Ian threw a one-two punch at the grid, with winds strong enough to toss trees and other debris into overhead power lines and a storm surge significant enough to flood out buried lines.

FPL is Florida’s largest electric company and has roughly 19,000 workers staged across the state to get the lights on as quickly as possible, Silagy said.

“We are deploying an army,” he said at a briefing webcast from FPL’s storm center in Palm Beach County.

He was unable to answer questions about how much of FPL’s power lines could be damaged or how long it would take to restore electricity to everyone.

When asked about power outages during a Wednesday afternoon news conference, Silagy turned and looked at a large electronic board that displayed a constantly changing radar image of Ian alongside a large six-digit number.

“I can tell you that currently we have 645,000 customers that are out of power,” he said. The company can determine that number because of its smart grid technology, he said. But there are nonetheless many unanswered questions.

“I can’t tell you if it’s a tree branch that’s on a line … or whether an oak tree has fallen over and taken out the pole that the line is attached to … or whether storm surge has come in and destroyed larger pieces of equipment or washed it completely away,” he said.

The utility will use a fleet of drones to gather a lot of that information, he said.

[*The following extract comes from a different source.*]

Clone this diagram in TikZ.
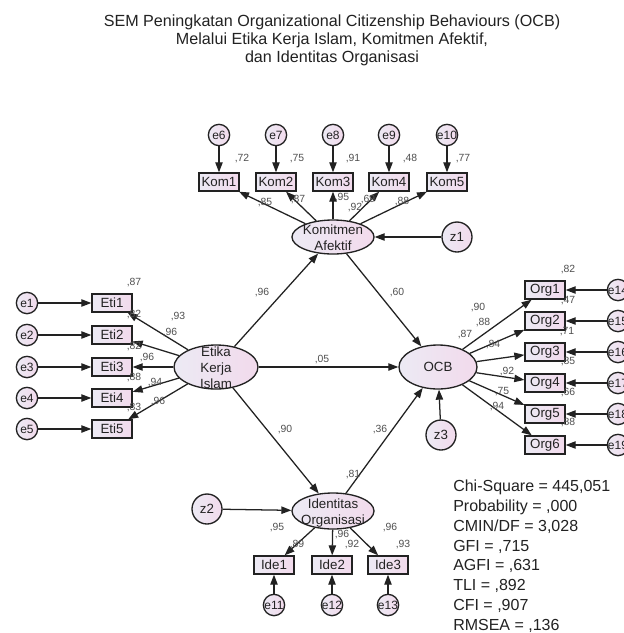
\documentclass[tikz,border=0pt]{standalone}
\usepackage{fontspec}
\setmainfont{Liberation Sans}
\usetikzlibrary{arrows.meta, shapes.geometric}
\definecolor{ink}{HTML}{222222}
\definecolor{soft}{HTML}{505050}
\definecolor{fillL}{HTML}{ECEAF4}
\definecolor{fillR}{HTML}{F2DAEC}
\newcommand{\celltext}[1]{\makebox[0pt]{\raisebox{-4.5pt}[0pt][0pt]{%
  \begin{tabular}[c]{@{}c@{}}#1\end{tabular}}}}
\newcommand{\slim}[1]{\makebox[0pt]{#1}}
\tikzset{
  latent/.style={ellipse, draw=ink, line width=1pt, left color=fillL,
                 right color=fillR, minimum width=61.5pt, minimum height=25.5pt,
                 inner sep=0pt, text=ink, font=\fontsize{10}{12}\selectfont},
  obs/.style={rectangle, draw=ink, line width=1pt, left color=fillL,
              right color=fillR, minimum width=30pt, minimum height=13.5pt,
              inner sep=0pt, text=ink, font=\fontsize{10}{11}\selectfont},
  err/.style={circle, draw=ink, line width=1pt, left color=fillL,
              right color=fillR, minimum size=16pt, inner sep=0pt, text=ink,
              font=\fontsize{9}{10}\selectfont},
  dist/.style={err, minimum size=22.5pt, font=\fontsize{10}{11}\selectfont},
  coef/.style={inner sep=0pt, text=soft, font=\fontsize{7.8}{8}\selectfont},
  heading/.style={align=center, text=ink, font=\fontsize{12.1}{13.5}\selectfont},
  fit stats/.style={align=left, anchor=north west, inner sep=0pt, text=ink,
                    font=\fontsize{12}{14.8}\selectfont},
  path/.style={-{Triangle[length=7.5pt, width=5.5pt]}, line width=0.95pt, draw=ink},
}

\begin{document}
\begin{tikzpicture}[x=0.75pt, y=-0.75pt]
  \useasboundingbox (0,0) rectangle (624,633);
  \clip (0,0) rectangle (624,633);
  \fill[white] (0,0) rectangle (624,633);

  \node[heading] (title) at (332,40)
    {SEM Peningkatan Organizational Citizenship Behaviours (OCB)\\
     Melalui Etika Kerja Islam, Komitmen Afektif,\\
     dan Identitas Organisasi};

  % latent variables
  \node[latent] (ka) at (333,237) {\celltext{Komitmen\\Afektif}};
  \node[latent, minimum width=63pt, minimum height=33pt] (ek) at (216,367)
    {\celltext{Etika\\Kerja\\Islam}};
  \node[latent, minimum width=58.5pt, minimum height=33pt] (ocb) at (438,367)
    {\slim{OCB}};
  \node[latent, minimum height=27pt] (io) at (333,511)
    {\celltext{Identitas\\Organisasi}};

  \node[dist] (z1) at (457,237) {z1};
  \node[dist] (z2) at (207,509) {z2};
  \node[dist] (z3) at (441,435) {z3};

  % Komitmen Afektif indicators
  \node[obs] (kom1) at (219,182) {Kom1};
  \node[obs] (kom2) at (276,182) {Kom2};
  \node[obs] (kom3) at (333,182) {Kom3};
  \node[obs] (kom4) at (389,182) {Kom4};
  \node[obs] (kom5) at (447,182) {Kom5};
  \node[err] (e6) at (219,135) {\slim{e6}};
  \node[err] (e7) at (276,135) {\slim{e7}};
  \node[err] (e8) at (333,135) {\slim{e8}};
  \node[err] (e9) at (389,135) {\slim{e9}};
  \node[err] (e10) at (447,135) {\slim{e10}};

  % Etika Kerja Islam indicators
  \node[obs] (eti1) at (112,303) {Eti1};
  \node[obs] (eti2) at (112,335) {Eti2};
  \node[obs] (eti3) at (112,367) {Eti3};
  \node[obs] (eti4) at (112,398) {Eti4};
  \node[obs] (eti5) at (112,429) {Eti5};
  \node[err] (e1) at (27,303) {\slim{e1}};
  \node[err] (e2) at (27,335) {\slim{e2}};
  \node[err] (e3) at (27,367) {\slim{e3}};
  \node[err] (e4) at (27,398) {\slim{e4}};
  \node[err] (e5) at (27,429) {\slim{e5}};

  % OCB indicators
  \node[obs] (org1) at (545,290) {Org1};
  \node[obs] (org2) at (545,321) {Org2};
  \node[obs] (org3) at (545,352) {Org3};
  \node[obs] (org4) at (545,383) {Org4};
  \node[obs] (org5) at (545,414) {Org5};
  \node[obs] (org6) at (545,445) {Org6};
  \node[err] (e14) at (618,290) {\slim{e14}};
  \node[err] (e15) at (618,321) {\slim{e15}};
  \node[err] (e16) at (618,352) {\slim{e16}};
  \node[err] (e17) at (618,383) {\slim{e17}};
  \node[err] (e18) at (618,414) {\slim{e18}};
  \node[err] (e19) at (618,445) {\slim{e19}};

  % Identitas Organisasi indicators
  \node[obs] (ide1) at (274,565) {Ide1};
  \node[obs] (ide2) at (332,565) {Ide2};
  \node[obs] (ide3) at (388,565) {Ide3};
  \node[err] (e11) at (274,605) {\slim{e11}};
  \node[err] (e12) at (332,605) {\slim{e12}};
  \node[err] (e13) at (388,605) {\slim{e13}};

  % structural paths
  \draw[path] (ek) -- (ka);
  \draw[path] (ek) -- (ocb);
  \draw[path] (ek) -- (io);
  \draw[path] (ka) -- (ocb);
  \draw[path] (io) -- (ocb);
  \draw[path] (z1) -- (ka);
  \draw[path] (z2) -- (io);
  \draw[path] (z3) -- (ocb);

  % measurement paths
  \draw[path] (ka) -- (kom1);
  \draw[path] (ka) -- (kom2);
  \draw[path] (ka) -- (kom3);
  \draw[path] (ka) -- (kom4);
  \draw[path] (ka) -- (kom5);
  \draw[path] (e6) -- (kom1);
  \draw[path] (e7) -- (kom2);
  \draw[path] (e8) -- (kom3);
  \draw[path] (e9) -- (kom4);
  \draw[path] (e10) -- (kom5);

  \draw[path] (ek) -- (eti1);
  \draw[path] (ek) -- (eti2);
  \draw[path] (ek) -- (eti3);
  \draw[path] (ek) -- (eti4);
  \draw[path] (ek) -- (eti5);
  \draw[path] (e1) -- (eti1);
  \draw[path] (e2) -- (eti2);
  \draw[path] (e3) -- (eti3);
  \draw[path] (e4) -- (eti4);
  \draw[path] (e5) -- (eti5);

  \draw[path] (ocb) -- (org1);
  \draw[path] (ocb) -- (org2);
  \draw[path] (ocb) -- (org3);
  \draw[path] (ocb) -- (org4);
  \draw[path] (ocb) -- (org5);
  \draw[path] (ocb) -- (org6);
  \draw[path] (e14) -- (org1);
  \draw[path] (e15) -- (org2);
  \draw[path] (e16) -- (org3);
  \draw[path] (e17) -- (org4);
  \draw[path] (e18) -- (org5);
  \draw[path] (e19) -- (org6);

  \draw[path] (io) -- (ide1);
  \draw[path] (io) -- (ide2);
  \draw[path] (io) -- (ide3);
  \draw[path] (e11) -- (ide1);
  \draw[path] (e12) -- (ide2);
  \draw[path] (e13) -- (ide3);

  % estimates
  \node[coef] (r2kom1) at (242,159) {,72};
  \node[coef] (r2kom2) at (297,159) {,75};
  \node[coef] (r2kom3) at (353,159) {,91};
  \node[coef] (r2kom4) at (410,159) {,48};
  \node[coef] (r2kom5) at (463,159) {,77};
  \node[coef] (lkom1) at (265,203) {,85};
  \node[coef] (lkom2) at (298,200) {,87};
  \node[coef] (lkom3) at (342,198) {,95};
  \node[coef] (r2ka) at (355,208) {,92};
  \node[coef] (lkom4) at (368,200) {,69};
  \node[coef] (lkom5) at (402,202) {,88};

  \node[coef] (bka) at (262,293) {,96};
  \node[coef] (bocbka) at (397,293) {,60};
  \node[coef] (bocbek) at (322,360) {,05};
  \node[coef] (bio) at (285,430) {,90};
  \node[coef] (bocbio) at (380,430) {,36};
  \node[coef] (r2io) at (353,475) {,81};

  \node[coef] (r2eti1) at (134,283) {,87};
  \node[coef] (r2eti2) at (134,315) {,82};
  \node[coef] (r2eti3) at (134,347) {,82};
  \node[coef] (r2eti4) at (134,378) {,88};
  \node[coef] (r2eti5) at (134,408) {,83};
  \node[coef] (leti1) at (178,317) {,93};
  \node[coef] (leti2) at (170,333) {,96};
  \node[coef] (leti3) at (147,358) {,96};
  \node[coef] (leti4) at (155,383) {,94};
  \node[coef] (leti5) at (158,402) {,96};

  \node[coef] (r2org1) at (568,270) {,82};
  \node[coef] (r2org2) at (568,301) {,47};
  \node[coef] (r2org3) at (567,332) {,71};
  \node[coef] (r2org4) at (568,362) {,85};
  \node[coef] (r2org5) at (568,393) {,66};
  \node[coef] (r2org6) at (568,423) {,88};
  \node[coef] (lorg1) at (478,308) {,90};
  \node[coef] (lorg2) at (483,323) {,88};
  \node[coef] (r2ocb) at (465,335) {,87};
  \node[coef] (lorg3) at (493,345) {,84};
  \node[coef] (lorg4) at (507,372) {,92};
  \node[coef] (lorg5) at (502,392) {,75};
  \node[coef] (lorg6) at (497,407) {,94};

  \node[coef] (lide1) at (277,528) {,95};
  \node[coef] (r2ide1) at (297,545) {,89};
  \node[coef] (lide2) at (342,535) {,96};
  \node[coef] (r2ide2) at (352,545) {,92};
  \node[coef] (lide3) at (390,528) {,96};
  \node[coef] (r2ide3) at (403,545) {,93};

  \node[fit stats] (stats) at (453,480)
    {Chi-Square = 445,051\\ Probability = ,000\\ CMIN/DF = 3,028\\ GFI = ,715\\
     AGFI = ,631\\ TLI = ,892\\ CFI = ,907\\ RMSEA = ,136};
\end{tikzpicture}
\end{document}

What’s more, the Federal Aviation Administration has cleared the electric company to fly FPLAir One, its commercial fixed-wing drone Thursday.

Silagy said he expects catastrophic damage on the state’s Gulf Coast, which has borne the brunt of Ian’s winds and storm surge.

“This is not going to be something that is going to be easy to assess in a few hours,” he said.

FPL is one of three investor-owned electric utilities in Florida, and all faced serious threats from Ian. Silagy emphasized those other electric companies as well as the municipalities and electric cooperatives could lose power or have damage to their power systems as well.

Florida has 16 distribution cooperatives and two generation and transmission cooperatives that serve more than 2.7 million customers in 57 of the state’s 67 counties, according to the National Rural Electric Cooperative Association.

The Edison Electric Institute, the trade group for investor-owned utilities, said more than 30,000 workers from 31 states have been in Florida to work at restoring power when conditions are safe. About 650 crews from more than 100 public power utilities in 19 states also are on their way to Florida to help, according to the American Public Power Association.